──────── Data

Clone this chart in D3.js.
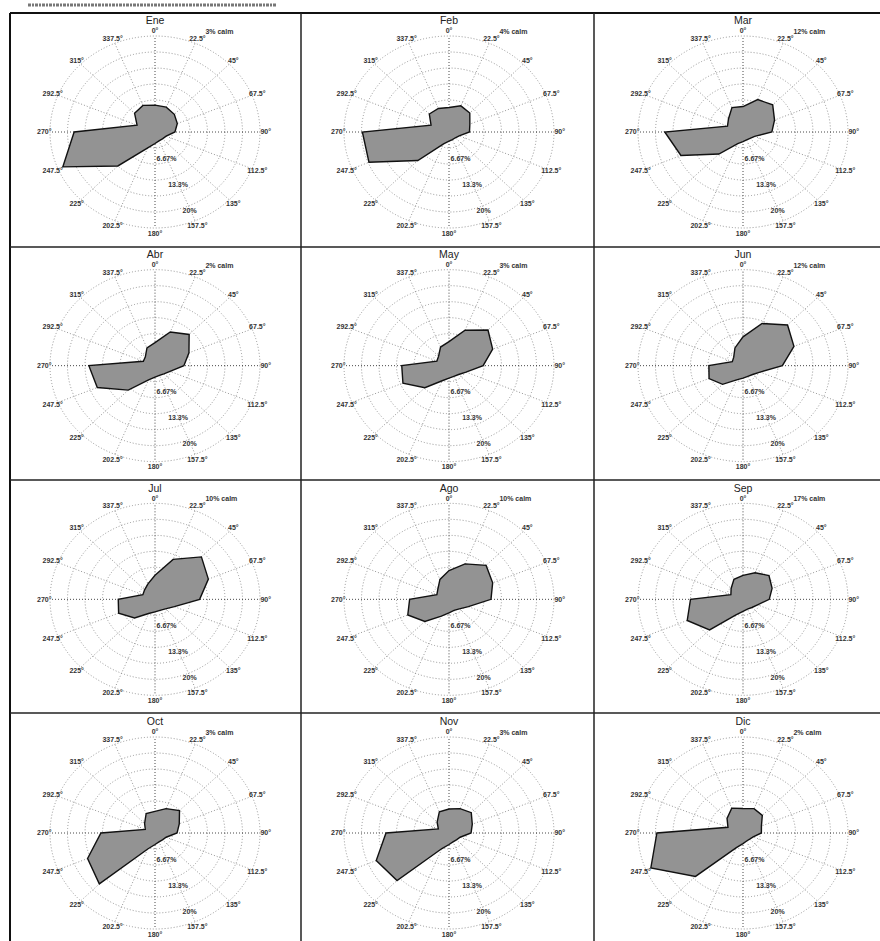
<!DOCTYPE html>
<html>
<head>
<meta charset="utf-8">
<script src="https://cdn.jsdelivr.net/npm/d3@7"></script>
<style>
body { margin: 0; background: #fff; }
svg { opacity: 0.999; }
text { font-family: Arial, "Liberation Sans", sans-serif; }
</style>
</head>
<body>
<script>
// wind direction frequency (%) per month, 16 sectors starting at north
var months = ["Ene","Feb","Mar","Abr","May","Jun","Jul","Ago","Sep","Oct","Nov","Dic"];
var directions = [0,22.5,45,67.5,90,112.5,135,157.5,180,202.5,225,247.5,270,292.5,315,337.5];

var ene = [5.6,5.6,5.2,4.6,3.8,2.3,2.0,2.0,2.4,3.6,10.0,19.0,15.4,3.7,5.5,6.0];
var feb = [5.1,5.9,5.6,4.3,3.9,2.1,1.7,1.7,1.9,2.7,8.4,16.5,16.5,3.7,5.3,5.3];
var mar = [5.3,7.3,8.0,6.5,5.5,2.4,1.9,1.8,2.0,2.6,6.5,12.8,14.9,3.2,3.9,5.5];
var abr = [4.8,7.6,9.2,7.0,5.5,3.1,2.4,2.2,2.4,3.2,7.2,11.9,12.6,2.4,2.6,4.0];
var may = [5.0,8.0,10.5,9.0,6.5,3.5,2.6,2.4,2.6,3.4,6.5,9.5,9.0,2.5,2.8,4.2];
var jun = [6.0,9.5,12.0,10.5,7.5,3.5,2.6,2.4,2.6,3.2,5.5,7.0,6.5,2.2,2.5,4.0];
var jul = [5.0,9.0,12.5,11.0,8.5,4.0,2.8,2.5,2.6,3.2,5.5,7.5,7.0,2.5,2.8,3.5];
var ago = [6.0,8.0,10.0,9.0,8.0,4.0,2.8,2.5,2.8,3.8,6.5,8.5,7.5,2.5,3.0,4.5];
var sep = [5.0,6.0,7.0,6.0,5.0,3.0,2.4,2.2,2.5,3.5,9.0,11.5,10.0,2.5,3.2,4.5];
var oct = [4.5,5.5,6.6,5.0,4.2,2.3,2.0,2.0,2.4,3.6,15.0,13.9,10.3,2.0,2.8,4.4];
var nov = [5.0,5.5,6.0,4.8,4.2,2.3,2.0,2.0,2.4,3.5,14.0,15.0,12.0,2.2,3.2,4.8];
var dic = [5.1,5.5,5.2,3.8,3.5,2.1,1.8,1.8,2.2,3.3,12.8,19.0,16.4,3.1,4.3,5.6];
var series = [ene,feb,mar,abr,may,jun,jul,ago,sep,oct,nov,dic];

var calm = [3,4,12,2,3,12,10,10,17,3,3,2];

var rings = [3.33,6.67,10,13.33,16.67,20];
var ringTicks = [6.67,13.33,20];
var ringLabels = ["6.67%","13.3%","20%"];

var width = 880, height = 941;

var svg = d3.select("body").append("svg")
	.attr("width", width)
	.attr("height", height);

// panel centres
var colX = d3.scaleLinear().domain([0,2]).range([155,743]);
var rowY = d3.scaleLinear().domain([0,3]).range([132,833]);

// the scan is a bit squashed vertically, so two radial scales
var rx = d3.scaleLinear().domain([0,20]).range([0,105]);
var ry = d3.scaleLinear().domain([0,20]).range([0,96]);

function px(a, v){ return rx(v) * Math.sin(a * Math.PI / 180); }
function py(a, v){ return -ry(v) * Math.cos(a * Math.PI / 180); }

// scanned caption remnant at the top
svg.append("line")
	.attr("x1", 28).attr("x2", 276).attr("y1", 5).attr("y2", 5)
	.attr("stroke", "#777").attr("stroke-width", 3)
	.attr("stroke-dasharray", "3,1,2,1");

// table lines
svg.append("line").attr("x1", 10).attr("x2", 880).attr("y1", 13).attr("y2", 13)
	.attr("stroke", "#111").attr("stroke-width", 2);
svg.append("line").attr("x1", 10).attr("x2", 10).attr("y1", 13).attr("y2", 941)
	.attr("stroke", "#111").attr("stroke-width", 2);
[301, 594].forEach(function(x){
	svg.append("line").attr("x1", x).attr("x2", x).attr("y1", 13).attr("y2", 941)
		.attr("stroke", "#222").attr("stroke-width", 1.5);
});
[247, 480, 713].forEach(function(y){
	svg.append("line").attr("x1", 10).attr("x2", 880).attr("y1", y).attr("y2", y)
		.attr("stroke", "#222").attr("stroke-width", 1.5);
});

var line = d3.line()
	.x(function(d){ return px(d.a, d.v); })
	.y(function(d){ return py(d.a, d.v); })
	.curve(d3.curveLinearClosed);

months.forEach(function(m, i){
	var g = svg.append("g")
		.attr("transform", "translate(" + colX(i % 3) + "," + rowY(Math.floor(i / 3)) + ")");

	// rings
	g.selectAll("ellipse").data(rings).enter().append("ellipse")
		.attr("rx", function(d){ return rx(d); })
		.attr("ry", function(d){ return ry(d); })
		.attr("fill", "none")
		.attr("stroke", "#8a8a8a")
		.attr("stroke-width", 0.9)
		.attr("stroke-dasharray", "1,2");

	// spokes
	g.selectAll("line.spoke").data(directions).enter().append("line")
		.attr("class", "spoke")
		.attr("x1", 0).attr("y1", 0)
		.attr("x2", function(d){ return px(d, 20); })
		.attr("y2", function(d){ return py(d, 20); })
		.attr("stroke", function(d){ return d % 90 == 0 ? "#333" : "#8a8a8a"; })
		.attr("stroke-width", 0.9)
		.attr("stroke-dasharray", "1,2");

	// frequency polygon
	var pts = directions.map(function(a, k){ return {a: a, v: series[i][k]}; });
	g.append("path")
		.attr("d", line(pts))
		.attr("fill", "#939393")
		.attr("stroke", "#111")
		.attr("stroke-width", 1.4)
		.attr("stroke-linejoin", "miter");

	// direction labels
	g.selectAll("text.dir").data(directions).enter().append("text")
		.attr("class", "dir")
		.attr("x", function(d){ return px(d, 21.1); })
		.attr("y", function(d){ return py(d, 21.1); })
		.attr("dy", "0.35em")
		.attr("text-anchor", "middle")
		.attr("font-size", 7)
		.attr("font-weight", "bold")
		.attr("fill", "#333")
		.text(function(d){ return d + "\u00b0"; });

	// ring labels
	g.selectAll("text.ring").data(ringTicks).enter().append("text")
		.attr("class", "ring")
		.attr("x", function(d){ return px(158, d * 0.88); })
		.attr("y", function(d){ return py(158, d * 0.88); })
		.attr("dy", "0.35em")
		.attr("text-anchor", "middle")
		.attr("font-size", 7)
		.attr("font-weight", "bold")
		.attr("fill", "#333")
		.text(function(d, k){ return ringLabels[k]; });

	// calm
	g.append("text")
		.attr("x", rx(9.6))
		.attr("y", -ry(20.9))
		.attr("dy", "0.35em")
		.attr("font-size", 7)
		.attr("font-weight", "bold")
		.attr("fill", "#333")
		.text(calm[i] + "% calm");

	// month title
	g.append("text")
		.attr("x", 0)
		.attr("y", -ry(22.4))
		.attr("text-anchor", "middle")
		.attr("font-size", 10.5)
		.attr("fill", "#222")
		.text(m);
});
</script>
</body>
</html>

────────────────

Task to complete: Output the material word for word, omitting its pictures.

Solution to this exercise:
Clone this chart in D3.js.
<!DOCTYPE html>
<html>
<head>
<meta charset="utf-8">
<script src="https://cdn.jsdelivr.net/npm/d3@7"></script>
<style>
body { margin: 0; background: #fff; }
svg { opacity: 0.999; }
text { font-family: Arial, "Liberation Sans", sans-serif; }
</style>
</head>
<body>
<script>
// wind direction frequency (%) per month, 16 sectors starting at north
var months = ["Ene","Feb","Mar","Abr","May","Jun","Jul","Ago","Sep","Oct","Nov","Dic"];
var directions = [0,22.5,45,67.5,90,112.5,135,157.5,180,202.5,225,247.5,270,292.5,315,337.5];

var ene = [5.6,5.6,5.2,4.6,3.8,2.3,2.0,2.0,2.4,3.6,10.0,19.0,15.4,3.7,5.5,6.0];
var feb = [5.1,5.9,5.6,4.3,3.9,2.1,1.7,1.7,1.9,2.7,8.4,16.5,16.5,3.7,5.3,5.3];
var mar = [5.3,7.3,8.0,6.5,5.5,2.4,1.9,1.8,2.0,2.6,6.5,12.8,14.9,3.2,3.9,5.5];
var abr = [4.8,7.6,9.2,7.0,5.5,3.1,2.4,2.2,2.4,3.2,7.2,11.9,12.6,2.4,2.6,4.0];
var may = [5.0,8.0,10.5,9.0,6.5,3.5,2.6,2.4,2.6,3.4,6.5,9.5,9.0,2.5,2.8,4.2];
var jun = [6.0,9.5,12.0,10.5,7.5,3.5,2.6,2.4,2.6,3.2,5.5,7.0,6.5,2.2,2.5,4.0];
var jul = [5.0,9.0,12.5,11.0,8.5,4.0,2.8,2.5,2.6,3.2,5.5,7.5,7.0,2.5,2.8,3.5];
var ago = [6.0,8.0,10.0,9.0,8.0,4.0,2.8,2.5,2.8,3.8,6.5,8.5,7.5,2.5,3.0,4.5];
var sep = [5.0,6.0,7.0,6.0,5.0,3.0,2.4,2.2,2.5,3.5,9.0,11.5,10.0,2.5,3.2,4.5];
var oct = [4.5,5.5,6.6,5.0,4.2,2.3,2.0,2.0,2.4,3.6,15.0,13.9,10.3,2.0,2.8,4.4];
var nov = [5.0,5.5,6.0,4.8,4.2,2.3,2.0,2.0,2.4,3.5,14.0,15.0,12.0,2.2,3.2,4.8];
var dic = [5.1,5.5,5.2,3.8,3.5,2.1,1.8,1.8,2.2,3.3,12.8,19.0,16.4,3.1,4.3,5.6];
var series = [ene,feb,mar,abr,may,jun,jul,ago,sep,oct,nov,dic];

var calm = [3,4,12,2,3,12,10,10,17,3,3,2];

var rings = [3.33,6.67,10,13.33,16.67,20];
var ringTicks = [6.67,13.33,20];
var ringLabels = ["6.67%","13.3%","20%"];

var width = 880, height = 941;

var svg = d3.select("body").append("svg")
	.attr("width", width)
	.attr("height", height);

// panel centres
var colX = d3.scaleLinear().domain([0,2]).range([155,743]);
var rowY = d3.scaleLinear().domain([0,3]).range([132,833]);

// the scan is a bit squashed vertically, so two radial scales
var rx = d3.scaleLinear().domain([0,20]).range([0,105]);
var ry = d3.scaleLinear().domain([0,20]).range([0,96]);

function px(a, v){ return rx(v) * Math.sin(a * Math.PI / 180); }
function py(a, v){ return -ry(v) * Math.cos(a * Math.PI / 180); }

// scanned caption remnant at the top
svg.append("line")
	.attr("x1", 28).attr("x2", 276).attr("y1", 5).attr("y2", 5)
	.attr("stroke", "#777").attr("stroke-width", 3)
	.attr("stroke-dasharray", "3,1,2,1");

// table lines
svg.append("line").attr("x1", 10).attr("x2", 880).attr("y1", 13).attr("y2", 13)
	.attr("stroke", "#111").attr("stroke-width", 2);
svg.append("line").attr("x1", 10).attr("x2", 10).attr("y1", 13).attr("y2", 941)
	.attr("stroke", "#111").attr("stroke-width", 2);
[301, 594].forEach(function(x){
	svg.append("line").attr("x1", x).attr("x2", x).attr("y1", 13).attr("y2", 941)
		.attr("stroke", "#222").attr("stroke-width", 1.5);
});
[247, 480, 713].forEach(function(y){
	svg.append("line").attr("x1", 10).attr("x2", 880).attr("y1", y).attr("y2", y)
		.attr("stroke", "#222").attr("stroke-width", 1.5);
});

var line = d3.line()
	.x(function(d){ return px(d.a, d.v); })
	.y(function(d){ return py(d.a, d.v); })
	.curve(d3.curveLinearClosed);

months.forEach(function(m, i){
	var g = svg.append("g")
		.attr("transform", "translate(" + colX(i % 3) + "," + rowY(Math.floor(i / 3)) + ")");

	// rings
	g.selectAll("ellipse").data(rings).enter().append("ellipse")
		.attr("rx", function(d){ return rx(d); })
		.attr("ry", function(d){ return ry(d); })
		.attr("fill", "none")
		.attr("stroke", "#8a8a8a")
		.attr("stroke-width", 0.9)
		.attr("stroke-dasharray", "1,2");

	// spokes
	g.selectAll("line.spoke").data(directions).enter().append("line")
		.attr("class", "spoke")
		.attr("x1", 0).attr("y1", 0)
		.attr("x2", function(d){ return px(d, 20); })
		.attr("y2", function(d){ return py(d, 20); })
		.attr("stroke", function(d){ return d % 90 == 0 ? "#333" : "#8a8a8a"; })
		.attr("stroke-width", 0.9)
		.attr("stroke-dasharray", "1,2");

	// frequency polygon
	var pts = directions.map(function(a, k){ return {a: a, v: series[i][k]}; });
	g.append("path")
		.attr("d", line(pts))
		.attr("fill", "#939393")
		.attr("stroke", "#111")
		.attr("stroke-width", 1.4)
		.attr("stroke-linejoin", "miter");

	// direction labels
	g.selectAll("text.dir").data(directions).enter().append("text")
		.attr("class", "dir")
		.attr("x", function(d){ return px(d, 21.1); })
		.attr("y", function(d){ return py(d, 21.1); })
		.attr("dy", "0.35em")
		.attr("text-anchor", "middle")
		.attr("font-size", 7)
		.attr("font-weight", "bold")
		.attr("fill", "#333")
		.text(function(d){ return d + "\u00b0"; });

	// ring labels
	g.selectAll("text.ring").data(ringTicks).enter().append("text")
		.attr("class", "ring")
		.attr("x", function(d){ return px(158, d * 0.88); })
		.attr("y", function(d){ return py(158, d * 0.88); })
		.attr("dy", "0.35em")
		.attr("text-anchor", "middle")
		.attr("font-size", 7)
		.attr("font-weight", "bold")
		.attr("fill", "#333")
		.text(function(d, k){ return ringLabels[k]; });

	// calm
	g.append("text")
		.attr("x", rx(9.6))
		.attr("y", -ry(20.9))
		.attr("dy", "0.35em")
		.attr("font-size", 7)
		.attr("font-weight", "bold")
		.attr("fill", "#333")
		.text(calm[i] + "% calm");

	// month title
	g.append("text")
		.attr("x", 0)
		.attr("y", -ry(22.4))
		.attr("text-anchor", "middle")
		.attr("font-size", 10.5)
		.attr("fill", "#222")
		.text(m);
});
</script>
</body>
</html>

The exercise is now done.